◆ Records supplied:

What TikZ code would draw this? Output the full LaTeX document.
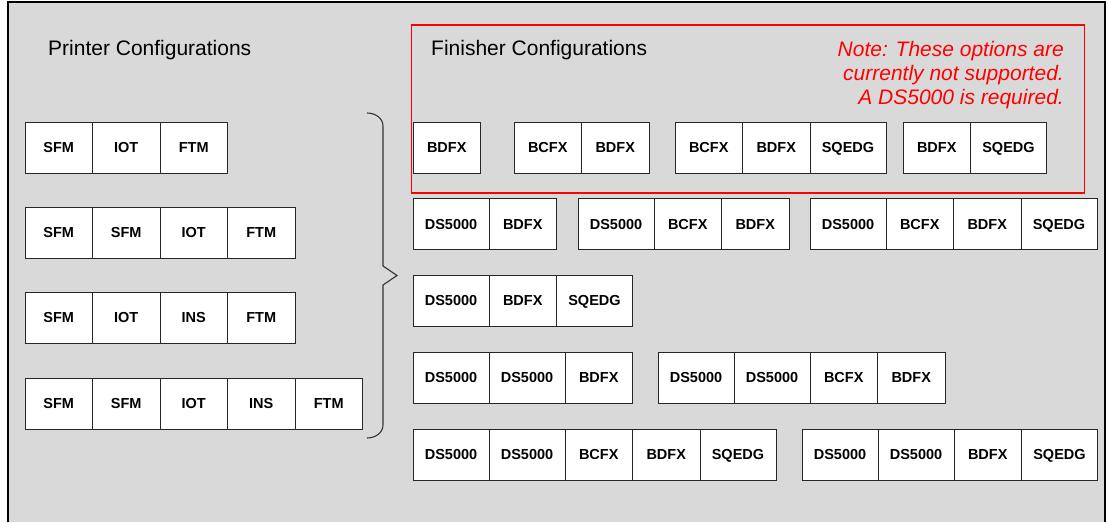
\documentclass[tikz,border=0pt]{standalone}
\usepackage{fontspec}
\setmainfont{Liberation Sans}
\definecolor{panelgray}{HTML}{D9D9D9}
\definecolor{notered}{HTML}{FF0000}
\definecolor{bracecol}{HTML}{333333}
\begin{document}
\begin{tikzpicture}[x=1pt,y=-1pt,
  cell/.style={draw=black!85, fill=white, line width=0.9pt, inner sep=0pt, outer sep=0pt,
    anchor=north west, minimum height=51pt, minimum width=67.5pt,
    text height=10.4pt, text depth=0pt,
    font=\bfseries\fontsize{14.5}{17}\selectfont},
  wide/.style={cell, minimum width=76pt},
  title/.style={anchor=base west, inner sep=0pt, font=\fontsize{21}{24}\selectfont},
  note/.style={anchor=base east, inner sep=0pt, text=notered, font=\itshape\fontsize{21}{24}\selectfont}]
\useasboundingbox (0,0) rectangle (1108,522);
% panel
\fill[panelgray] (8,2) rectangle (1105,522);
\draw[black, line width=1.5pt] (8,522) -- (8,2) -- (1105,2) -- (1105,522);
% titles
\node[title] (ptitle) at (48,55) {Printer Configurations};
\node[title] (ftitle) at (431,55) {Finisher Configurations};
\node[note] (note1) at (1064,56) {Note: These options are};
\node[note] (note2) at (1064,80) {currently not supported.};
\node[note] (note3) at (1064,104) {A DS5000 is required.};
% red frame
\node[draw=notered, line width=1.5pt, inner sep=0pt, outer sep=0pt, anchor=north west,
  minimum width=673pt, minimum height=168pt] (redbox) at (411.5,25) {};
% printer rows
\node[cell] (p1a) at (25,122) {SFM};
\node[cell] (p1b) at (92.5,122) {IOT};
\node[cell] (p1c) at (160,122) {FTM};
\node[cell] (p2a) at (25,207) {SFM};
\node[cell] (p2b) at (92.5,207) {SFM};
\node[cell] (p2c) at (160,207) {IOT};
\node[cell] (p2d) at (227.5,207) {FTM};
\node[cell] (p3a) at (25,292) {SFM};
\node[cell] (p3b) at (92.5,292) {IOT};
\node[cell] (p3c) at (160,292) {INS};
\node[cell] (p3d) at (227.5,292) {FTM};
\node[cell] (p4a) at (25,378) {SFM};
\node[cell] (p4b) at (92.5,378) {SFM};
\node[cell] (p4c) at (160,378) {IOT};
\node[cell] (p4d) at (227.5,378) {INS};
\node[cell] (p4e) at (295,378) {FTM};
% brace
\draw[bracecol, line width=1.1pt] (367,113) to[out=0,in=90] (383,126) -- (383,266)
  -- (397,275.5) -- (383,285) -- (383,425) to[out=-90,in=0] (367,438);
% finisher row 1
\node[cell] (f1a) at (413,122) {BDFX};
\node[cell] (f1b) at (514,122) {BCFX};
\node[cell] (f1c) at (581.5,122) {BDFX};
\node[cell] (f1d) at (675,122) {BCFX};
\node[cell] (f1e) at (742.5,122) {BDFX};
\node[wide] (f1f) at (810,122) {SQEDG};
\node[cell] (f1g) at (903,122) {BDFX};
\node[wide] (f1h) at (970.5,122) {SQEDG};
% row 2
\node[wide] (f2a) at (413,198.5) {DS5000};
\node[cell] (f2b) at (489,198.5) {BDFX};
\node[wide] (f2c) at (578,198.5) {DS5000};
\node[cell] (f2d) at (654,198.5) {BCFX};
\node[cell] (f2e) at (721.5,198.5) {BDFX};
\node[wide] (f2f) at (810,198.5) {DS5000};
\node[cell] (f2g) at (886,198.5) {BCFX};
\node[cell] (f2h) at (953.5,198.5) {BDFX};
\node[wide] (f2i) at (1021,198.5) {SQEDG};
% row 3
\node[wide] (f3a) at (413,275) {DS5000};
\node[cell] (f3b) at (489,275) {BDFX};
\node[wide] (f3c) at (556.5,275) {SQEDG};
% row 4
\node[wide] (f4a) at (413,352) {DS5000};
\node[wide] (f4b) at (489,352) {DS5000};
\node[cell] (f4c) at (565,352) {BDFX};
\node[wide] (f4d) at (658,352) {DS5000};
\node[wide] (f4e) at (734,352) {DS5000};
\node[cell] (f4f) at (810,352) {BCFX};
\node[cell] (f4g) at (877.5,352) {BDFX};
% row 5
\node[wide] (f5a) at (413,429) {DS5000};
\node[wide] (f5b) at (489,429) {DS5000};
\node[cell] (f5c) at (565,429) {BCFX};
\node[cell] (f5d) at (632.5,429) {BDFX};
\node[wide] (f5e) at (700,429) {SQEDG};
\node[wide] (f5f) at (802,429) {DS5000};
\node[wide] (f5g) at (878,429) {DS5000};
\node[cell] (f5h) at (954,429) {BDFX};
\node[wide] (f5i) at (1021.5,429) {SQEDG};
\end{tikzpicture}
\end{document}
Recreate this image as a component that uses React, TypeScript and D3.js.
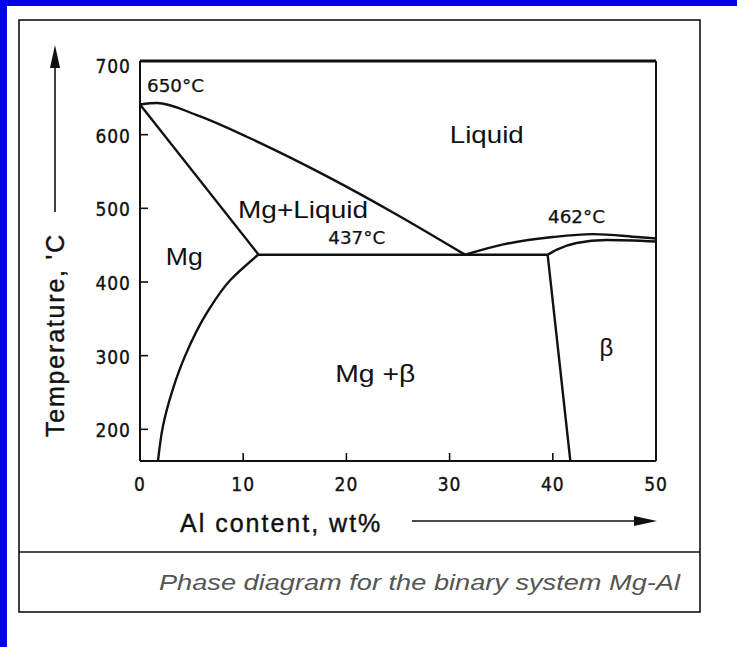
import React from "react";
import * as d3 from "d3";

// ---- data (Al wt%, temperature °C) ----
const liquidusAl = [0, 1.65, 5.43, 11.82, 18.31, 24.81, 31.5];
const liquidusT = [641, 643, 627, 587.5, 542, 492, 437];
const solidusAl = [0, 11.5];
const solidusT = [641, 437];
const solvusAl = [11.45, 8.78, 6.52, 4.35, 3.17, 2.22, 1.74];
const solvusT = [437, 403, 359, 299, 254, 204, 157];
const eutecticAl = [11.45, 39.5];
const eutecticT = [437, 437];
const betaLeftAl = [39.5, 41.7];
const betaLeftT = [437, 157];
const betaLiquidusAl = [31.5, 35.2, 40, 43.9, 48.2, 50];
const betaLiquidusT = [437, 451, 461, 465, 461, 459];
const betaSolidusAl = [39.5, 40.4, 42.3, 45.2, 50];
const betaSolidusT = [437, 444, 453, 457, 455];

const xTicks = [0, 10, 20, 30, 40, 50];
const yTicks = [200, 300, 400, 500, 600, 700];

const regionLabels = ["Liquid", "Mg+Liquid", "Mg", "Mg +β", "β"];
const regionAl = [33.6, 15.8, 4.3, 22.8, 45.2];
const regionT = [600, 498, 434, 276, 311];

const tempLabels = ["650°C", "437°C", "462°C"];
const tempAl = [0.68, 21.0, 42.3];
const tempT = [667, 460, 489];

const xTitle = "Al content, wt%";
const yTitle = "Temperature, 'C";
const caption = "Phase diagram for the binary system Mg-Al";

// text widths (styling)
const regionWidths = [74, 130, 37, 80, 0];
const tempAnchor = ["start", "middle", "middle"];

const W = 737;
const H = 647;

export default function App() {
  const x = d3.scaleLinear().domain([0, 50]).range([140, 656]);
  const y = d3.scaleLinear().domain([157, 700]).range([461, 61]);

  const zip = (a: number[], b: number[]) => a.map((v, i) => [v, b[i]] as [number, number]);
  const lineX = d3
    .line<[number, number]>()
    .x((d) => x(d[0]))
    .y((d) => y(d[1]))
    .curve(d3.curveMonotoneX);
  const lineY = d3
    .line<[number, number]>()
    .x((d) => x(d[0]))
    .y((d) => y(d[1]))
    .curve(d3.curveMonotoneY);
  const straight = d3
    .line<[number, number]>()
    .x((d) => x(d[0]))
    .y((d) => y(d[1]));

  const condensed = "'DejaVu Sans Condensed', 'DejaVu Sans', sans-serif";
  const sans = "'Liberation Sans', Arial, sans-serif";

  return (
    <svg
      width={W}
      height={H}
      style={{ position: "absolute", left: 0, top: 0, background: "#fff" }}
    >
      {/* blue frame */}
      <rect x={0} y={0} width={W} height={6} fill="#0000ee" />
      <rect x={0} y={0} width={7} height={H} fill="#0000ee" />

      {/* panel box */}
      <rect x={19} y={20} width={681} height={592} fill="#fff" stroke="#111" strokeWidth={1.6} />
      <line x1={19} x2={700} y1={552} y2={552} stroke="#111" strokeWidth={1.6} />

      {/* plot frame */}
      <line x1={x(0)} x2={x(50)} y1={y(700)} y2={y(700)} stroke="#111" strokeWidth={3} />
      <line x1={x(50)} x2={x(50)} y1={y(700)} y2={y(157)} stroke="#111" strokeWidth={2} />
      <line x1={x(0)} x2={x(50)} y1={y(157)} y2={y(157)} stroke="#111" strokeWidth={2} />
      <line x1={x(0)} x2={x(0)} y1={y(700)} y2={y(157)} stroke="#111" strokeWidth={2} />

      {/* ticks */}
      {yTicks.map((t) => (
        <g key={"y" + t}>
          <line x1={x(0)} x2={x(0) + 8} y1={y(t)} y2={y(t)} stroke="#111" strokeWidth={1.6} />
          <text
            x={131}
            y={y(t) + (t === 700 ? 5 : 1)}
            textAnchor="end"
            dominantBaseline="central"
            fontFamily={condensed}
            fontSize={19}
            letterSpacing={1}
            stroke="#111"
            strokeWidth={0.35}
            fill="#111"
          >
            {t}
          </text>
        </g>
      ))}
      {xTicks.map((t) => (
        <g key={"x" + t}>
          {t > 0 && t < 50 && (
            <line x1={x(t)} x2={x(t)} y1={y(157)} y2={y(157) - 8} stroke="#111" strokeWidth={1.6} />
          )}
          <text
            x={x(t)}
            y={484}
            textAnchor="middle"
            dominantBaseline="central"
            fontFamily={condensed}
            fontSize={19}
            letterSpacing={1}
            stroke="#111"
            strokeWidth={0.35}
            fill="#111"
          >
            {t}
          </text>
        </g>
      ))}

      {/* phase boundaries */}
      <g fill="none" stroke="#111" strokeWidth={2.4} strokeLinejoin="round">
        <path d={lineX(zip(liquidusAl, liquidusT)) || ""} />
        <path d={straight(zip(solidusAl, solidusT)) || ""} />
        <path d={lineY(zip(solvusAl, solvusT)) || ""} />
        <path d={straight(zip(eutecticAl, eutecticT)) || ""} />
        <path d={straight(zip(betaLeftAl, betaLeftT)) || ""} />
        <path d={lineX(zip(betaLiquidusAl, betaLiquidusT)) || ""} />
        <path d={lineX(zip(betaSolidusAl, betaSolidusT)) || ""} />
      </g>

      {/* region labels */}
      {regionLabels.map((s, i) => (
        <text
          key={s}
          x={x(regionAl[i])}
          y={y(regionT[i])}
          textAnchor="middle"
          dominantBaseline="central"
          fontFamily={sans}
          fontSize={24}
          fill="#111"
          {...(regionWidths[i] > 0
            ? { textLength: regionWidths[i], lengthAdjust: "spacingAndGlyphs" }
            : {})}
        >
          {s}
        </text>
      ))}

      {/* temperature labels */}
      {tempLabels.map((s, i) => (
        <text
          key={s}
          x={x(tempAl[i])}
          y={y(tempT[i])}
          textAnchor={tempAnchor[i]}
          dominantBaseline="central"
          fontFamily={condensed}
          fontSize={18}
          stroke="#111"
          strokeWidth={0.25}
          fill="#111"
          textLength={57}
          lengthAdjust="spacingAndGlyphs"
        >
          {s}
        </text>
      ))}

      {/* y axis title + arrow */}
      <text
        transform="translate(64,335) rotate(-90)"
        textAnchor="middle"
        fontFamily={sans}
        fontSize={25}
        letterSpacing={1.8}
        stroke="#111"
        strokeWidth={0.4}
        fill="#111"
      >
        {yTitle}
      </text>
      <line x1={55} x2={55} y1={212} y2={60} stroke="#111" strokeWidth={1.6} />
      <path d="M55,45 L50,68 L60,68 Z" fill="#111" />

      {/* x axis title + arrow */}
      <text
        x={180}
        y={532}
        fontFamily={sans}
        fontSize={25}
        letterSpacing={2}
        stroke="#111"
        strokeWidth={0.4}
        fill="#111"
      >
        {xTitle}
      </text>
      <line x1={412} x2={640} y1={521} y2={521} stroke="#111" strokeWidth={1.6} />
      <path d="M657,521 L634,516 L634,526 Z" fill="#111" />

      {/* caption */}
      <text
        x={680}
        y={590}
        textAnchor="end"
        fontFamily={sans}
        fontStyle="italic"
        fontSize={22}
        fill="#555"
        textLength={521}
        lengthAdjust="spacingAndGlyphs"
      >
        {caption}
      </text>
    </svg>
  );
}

◆ Request: Pictures excluded, retype exactly the lines running from the one with "Recreate this image" through the one with "const yTicks = [200, 300, 400, 500, 600, 700];". Include both end lines and nothing more.

◆ The response:
Recreate this image as a component that uses React, TypeScript and D3.js.
import React from "react";
import * as d3 from "d3";

// ---- data (Al wt%, temperature °C) ----
const liquidusAl = [0, 1.65, 5.43, 11.82, 18.31, 24.81, 31.5];
const liquidusT = [641, 643, 627, 587.5, 542, 492, 437];
const solidusAl = [0, 11.5];
const solidusT = [641, 437];
const solvusAl = [11.45, 8.78, 6.52, 4.35, 3.17, 2.22, 1.74];
const solvusT = [437, 403, 359, 299, 254, 204, 157];
const eutecticAl = [11.45, 39.5];
const eutecticT = [437, 437];
const betaLeftAl = [39.5, 41.7];
const betaLeftT = [437, 157];
const betaLiquidusAl = [31.5, 35.2, 40, 43.9, 48.2, 50];
const betaLiquidusT = [437, 451, 461, 465, 461, 459];
const betaSolidusAl = [39.5, 40.4, 42.3, 45.2, 50];
const betaSolidusT = [437, 444, 453, 457, 455];

const xTicks = [0, 10, 20, 30, 40, 50];
const yTicks = [200, 300, 400, 500, 600, 700];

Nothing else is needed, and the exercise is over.